──────── RECORDED DATA ────────

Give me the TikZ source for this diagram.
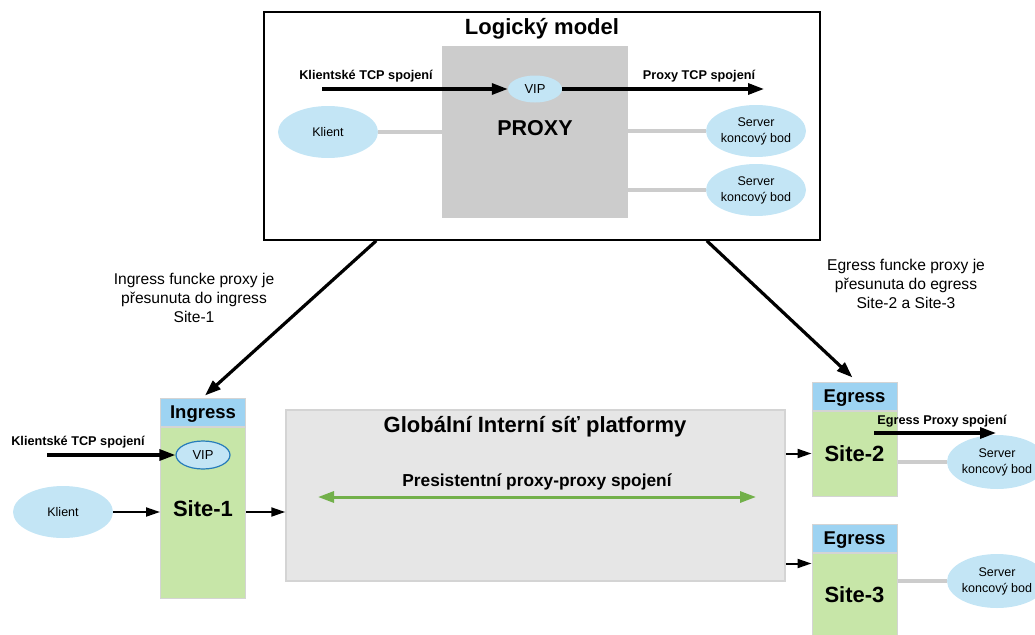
\documentclass[tikz,border=0pt]{standalone}
\usepackage{fontspec}
\setmainfont{Liberation Sans}
\usepackage{xcolor}
\usepackage{tikz}
\usetikzlibrary{arrows.meta,positioning,shapes.geometric}

\definecolor{bubblecol}{RGB}{195,229,245}
\definecolor{headcol}{RGB}{157,211,242}
\definecolor{sitecol}{RGB}{199,230,168}
\definecolor{proxycol}{RGB}{204,204,204}
\definecolor{netcol}{RGB}{230,230,230}
\definecolor{edgecol}{RGB}{212,212,212}
\definecolor{persistcol}{RGB}{114,176,74}
\definecolor{vipedge}{RGB}{38,124,186}

\newcommand{\fs}[2]{\fontsize{#1}{#2}\selectfont}

\begin{document}
\begin{tikzpicture}[
    x=1pt, y=-1pt,
    every node/.style={font=\fs{12.5}{16}},
    bubble/.style={
        ellipse, fill=bubblecol, inner sep=0pt, align=center,
        minimum width=100pt, minimum height=52pt
    },
    head/.style={
        rectangle, fill=headcol, draw=edgecol, line width=1pt, inner sep=0pt,
        minimum width=85pt, minimum height=28pt, font=\bfseries\fs{18.5}{22},
        text height=13.3pt, text depth=0pt
    },
    body/.style={
        rectangle, fill=sitecol, draw=edgecol, line width=1pt, inner sep=0pt,
        minimum width=85pt
    },
    sitename/.style={font=\bfseries\fs{22}{26}, text height=15.8pt, text depth=0pt},
    title/.style={font=\bfseries\fs{22}{25}, text height=15.8pt, text depth=0pt},
    conn/.style={font=\bfseries\fs{12.7}{15}},
    note/.style={align=center, font=\fs{15.6}{18.7}},
    thick arrow/.style={line width=3.2pt, -{Triangle[length=16pt,width=11pt]}},
    thin arrow/.style={line width=2pt, -{Triangle[length=14pt,width=9pt]}},
    link/.style={line width=4pt, proxycol}
]
\useasboundingbox (0,0) rectangle (1035,634);

% --- Logical model (top)
\node[draw=black, line width=1.5pt, inner sep=0pt,
      minimum width=556pt, minimum height=228pt] (logic) at (542,126) {};
\node[title] (logictitle) at (542,27) {Logický model};
\node[fill=proxycol, minimum width=186pt, minimum height=172pt] (proxy) at (535,132) {};
\node[title, font=\bfseries\fs{21.5}{25}] (proxytext) at (535,128) {PROXY};
\node[bubble, minimum width=54pt, minimum height=27pt, font=\fs{13}{15}] (vip) at (535,89) {VIP};

\coordinate (clientstart) at (322,89);
\coordinate (proxyend) at (764,89);
\draw[thick arrow] (clientstart) -- (vip.west);
\draw[thick arrow] (vip.east) -- (proxyend);
\node[conn] (clienttcp) at (366,76) {Klientské TCP spojení};
\node[conn] (proxytcp) at (699,76) {Proxy TCP spojení};

\node[bubble] (client) at (328,132) {Klient};
\draw[link] (client.east) -- (client.east -| proxy.west);
\foreach \i/\y in {1/131, 2/190} {
  \node[bubble] (server\i) at (756,\y) {Server\\koncový bod};
  \draw[link] (server\i.west -| proxy.east) -- (server\i.west);
}

% Notes beside the big arrows
\node[note] (ingressnote) at (194,298) {Ingress funcke proxy je\\přesunuta do ingress\\Site-1};
\node[note] (egressnote) at (906,284) {Egress funcke proxy je\\přesunuta do egress\\Site-2 a Site-3};

% --- Global network
\node[fill=netcol, draw=edgecol, line width=1.5pt, inner sep=0pt,
      minimum width=499pt, minimum height=171pt] (net) at (535.5,495.5) {};
\node[title] (nettitle) at (535,425) {Globální Interní síť platformy};
\coordinate (persistleft) at (318,497);
\coordinate (persistright) at (756,497);
\draw[line width=3pt, persistcol,
      {Triangle[length=16pt,width=11pt]}-{Triangle[length=16pt,width=11pt]}]
      (persistleft) -- (persistright);
\node[font=\bfseries\fs{17.3}{20}] (persisttext) at (537,482) {Presistentní proxy-proxy spojení};

% --- Sites
\node[head] (head1) at (203,412) {Ingress};
\node[body, minimum height=171pt, below=0pt of head1] (body1) {};
\node[sitename] at ([yshift=4pt]body1.center) {Site-1};

\node[head] (head2) at (854.5,396) {Egress};
\node[body, minimum height=85pt, below=0pt of head2] (body2) {};
\node[sitename] at (body2.center) {Site-2};

\node[head] (head3) at (854.5,538) {Egress};
\node[body, minimum height=84pt, below=0pt of head3] (body3) {};
\node[sitename] at (body3.center) {Site-3};

% Ingress side
\node[bubble, draw=vipedge, line width=1.2pt, minimum width=54pt,
      minimum height=28pt, font=\fs{13}{15}] (vip1) at (203,455) {VIP};
\coordinate (clientstart1) at (47,455);
\draw[thick arrow] (clientstart1) -- (vip1.west);
\node[conn] (clienttcp1) at (78,442) {Klientské TCP spojení};

\node[bubble] (client1) at (63,512) {Klient};
\draw[thin arrow] (client1.east) -- (client1.east -| body1.west);
\draw[thin arrow] (client1.east -| body1.east) -- (client1.east -| net.west);

% Egress side
\draw[thin arrow] (body2.west -| net.east) -- (body2.west);
\coordinate (entry3) at ([yshift=-11pt]body3.north west);
\draw[thin arrow] (entry3 -| net.east) -- (entry3);

\foreach \j/\y in {2/462, 3/581} {
  \node[bubble, minimum height=54pt] (endpoint\j) at (997,\y) {Server\\koncový bod};
  \draw[link] (body\j.east |- endpoint\j.west) -- (endpoint\j.west);
}
\coordinate (egressstart) at (874,433);
\coordinate (egressend) at (996,433);
\draw[thick arrow] (egressstart) -- (egressend);
\node[conn] (egresstcp) at (942,421) {Egress Proxy spojení};

% Model -> sites
\draw[thick arrow] ([xshift=113pt]logic.south west) -- ([xshift=2pt,yshift=2pt]head1.north);
\draw[thick arrow] ([xshift=-114pt]logic.south east) -- ([xshift=-2pt,yshift=4pt]head2.north);
\end{tikzpicture}
\end{document}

────────

■ EXERCISE DIRECTIONS
Go through the listing above and quote it exactly, apart from its images.

■ THE REPLY
Give me the TikZ source for this diagram.
\documentclass[tikz,border=0pt]{standalone}
\usepackage{fontspec}
\setmainfont{Liberation Sans}
\usepackage{xcolor}
\usepackage{tikz}
\usetikzlibrary{arrows.meta,positioning,shapes.geometric}

\definecolor{bubblecol}{RGB}{195,229,245}
\definecolor{headcol}{RGB}{157,211,242}
\definecolor{sitecol}{RGB}{199,230,168}
\definecolor{proxycol}{RGB}{204,204,204}
\definecolor{netcol}{RGB}{230,230,230}
\definecolor{edgecol}{RGB}{212,212,212}
\definecolor{persistcol}{RGB}{114,176,74}
\definecolor{vipedge}{RGB}{38,124,186}

\newcommand{\fs}[2]{\fontsize{#1}{#2}\selectfont}

\begin{document}
\begin{tikzpicture}[
    x=1pt, y=-1pt,
    every node/.style={font=\fs{12.5}{16}},
    bubble/.style={
        ellipse, fill=bubblecol, inner sep=0pt, align=center,
        minimum width=100pt, minimum height=52pt
    },
    head/.style={
        rectangle, fill=headcol, draw=edgecol, line width=1pt, inner sep=0pt,
        minimum width=85pt, minimum height=28pt, font=\bfseries\fs{18.5}{22},
        text height=13.3pt, text depth=0pt
    },
    body/.style={
        rectangle, fill=sitecol, draw=edgecol, line width=1pt, inner sep=0pt,
        minimum width=85pt
    },
    sitename/.style={font=\bfseries\fs{22}{26}, text height=15.8pt, text depth=0pt},
    title/.style={font=\bfseries\fs{22}{25}, text height=15.8pt, text depth=0pt},
    conn/.style={font=\bfseries\fs{12.7}{15}},
    note/.style={align=center, font=\fs{15.6}{18.7}},
    thick arrow/.style={line width=3.2pt, -{Triangle[length=16pt,width=11pt]}},
    thin arrow/.style={line width=2pt, -{Triangle[length=14pt,width=9pt]}},
    link/.style={line width=4pt, proxycol}
]
\useasboundingbox (0,0) rectangle (1035,634);

% --- Logical model (top)
\node[draw=black, line width=1.5pt, inner sep=0pt,
      minimum width=556pt, minimum height=228pt] (logic) at (542,126) {};
\node[title] (logictitle) at (542,27) {Logický model};
\node[fill=proxycol, minimum width=186pt, minimum height=172pt] (proxy) at (535,132) {};
\node[title, font=\bfseries\fs{21.5}{25}] (proxytext) at (535,128) {PROXY};
\node[bubble, minimum width=54pt, minimum height=27pt, font=\fs{13}{15}] (vip) at (535,89) {VIP};

\coordinate (clientstart) at (322,89);
\coordinate (proxyend) at (764,89);
\draw[thick arrow] (clientstart) -- (vip.west);
\draw[thick arrow] (vip.east) -- (proxyend);
\node[conn] (clienttcp) at (366,76) {Klientské TCP spojení};
\node[conn] (proxytcp) at (699,76) {Proxy TCP spojení};

\node[bubble] (client) at (328,132) {Klient};
\draw[link] (client.east) -- (client.east -| proxy.west);
\foreach \i/\y in {1/131, 2/190} {
  \node[bubble] (server\i) at (756,\y) {Server\\koncový bod};
  \draw[link] (server\i.west -| proxy.east) -- (server\i.west);
}

% Notes beside the big arrows
\node[note] (ingressnote) at (194,298) {Ingress funcke proxy je\\přesunuta do ingress\\Site-1};
\node[note] (egressnote) at (906,284) {Egress funcke proxy je\\přesunuta do egress\\Site-2 a Site-3};

% --- Global network
\node[fill=netcol, draw=edgecol, line width=1.5pt, inner sep=0pt,
      minimum width=499pt, minimum height=171pt] (net) at (535.5,495.5) {};
\node[title] (nettitle) at (535,425) {Globální Interní síť platformy};
\coordinate (persistleft) at (318,497);
\coordinate (persistright) at (756,497);
\draw[line width=3pt, persistcol,
      {Triangle[length=16pt,width=11pt]}-{Triangle[length=16pt,width=11pt]}]
      (persistleft) -- (persistright);
\node[font=\bfseries\fs{17.3}{20}] (persisttext) at (537,482) {Presistentní proxy-proxy spojení};

% --- Sites
\node[head] (head1) at (203,412) {Ingress};
\node[body, minimum height=171pt, below=0pt of head1] (body1) {};
\node[sitename] at ([yshift=4pt]body1.center) {Site-1};

\node[head] (head2) at (854.5,396) {Egress};
\node[body, minimum height=85pt, below=0pt of head2] (body2) {};
\node[sitename] at (body2.center) {Site-2};

\node[head] (head3) at (854.5,538) {Egress};
\node[body, minimum height=84pt, below=0pt of head3] (body3) {};
\node[sitename] at (body3.center) {Site-3};

% Ingress side
\node[bubble, draw=vipedge, line width=1.2pt, minimum width=54pt,
      minimum height=28pt, font=\fs{13}{15}] (vip1) at (203,455) {VIP};
\coordinate (clientstart1) at (47,455);
\draw[thick arrow] (clientstart1) -- (vip1.west);
\node[conn] (clienttcp1) at (78,442) {Klientské TCP spojení};

\node[bubble] (client1) at (63,512) {Klient};
\draw[thin arrow] (client1.east) -- (client1.east -| body1.west);
\draw[thin arrow] (client1.east -| body1.east) -- (client1.east -| net.west);

% Egress side
\draw[thin arrow] (body2.west -| net.east) -- (body2.west);
\coordinate (entry3) at ([yshift=-11pt]body3.north west);
\draw[thin arrow] (entry3 -| net.east) -- (entry3);

\foreach \j/\y in {2/462, 3/581} {
  \node[bubble, minimum height=54pt] (endpoint\j) at (997,\y) {Server\\koncový bod};
  \draw[link] (body\j.east |- endpoint\j.west) -- (endpoint\j.west);
}
\coordinate (egressstart) at (874,433);
\coordinate (egressend) at (996,433);
\draw[thick arrow] (egressstart) -- (egressend);
\node[conn] (egresstcp) at (942,421) {Egress Proxy spojení};

% Model -> sites
\draw[thick arrow] ([xshift=113pt]logic.south west) -- ([xshift=2pt,yshift=2pt]head1.north);
\draw[thick arrow] ([xshift=-114pt]logic.south east) -- ([xshift=-2pt,yshift=4pt]head2.north);
\end{tikzpicture}
\end{document}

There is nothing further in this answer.